“他不在了啊。”汉娜看着保罗,她大睁着眼睛,似乎在努力克制自己,然而眼泪还是从她的脸颊滑落:“他不在了。汤姆已经死了。”
保罗楞了一下,随即扯起嘴角,挤出了一个极为难看的笑容:“汉娜小姐,你也学会这种恶作剧了吗?这并不有趣。”
“鲁梭先生。”汉娜的泪水滴在桌面上:“我知道这对你来说很难接受。但是汤姆他真的死了。他的尸体就放在对街医院的停尸间里。”
她站了起来,看着保罗,难过地摇了摇头:“你若不信,我可以带你去看。”
保罗怔怔地看着汉娜,他的手突然紧紧地攥住了衣角,然后便迅速松开了。
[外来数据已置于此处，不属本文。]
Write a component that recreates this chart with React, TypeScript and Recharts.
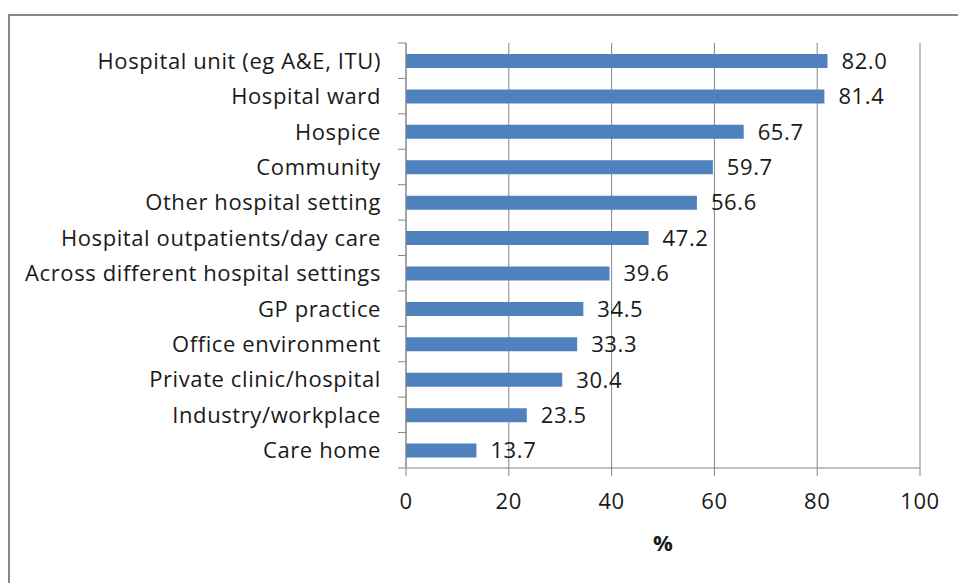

“看就看吧,”他眨了眨眼睛,作出一副轻松的表情,调侃地对汉娜说:“果然警|察开玩笑就是不一样,这么假的恶作剧,即使被拆穿都要坚持进行到最后。”
汉娜没有说话,打开大门,径直走了出去。
保罗跟在汉娜身后。两人一前一后在积雪的大街上走着。
“这场雪真的很大。”保罗踩着没过脚踝的雪说道。他似乎想要和汉娜闲谈,来缓解这诡异的气氛。然而汉娜却不回一句话,默默地走着。周茅看到眼泪不断地从她的下巴滴下,落到雪里。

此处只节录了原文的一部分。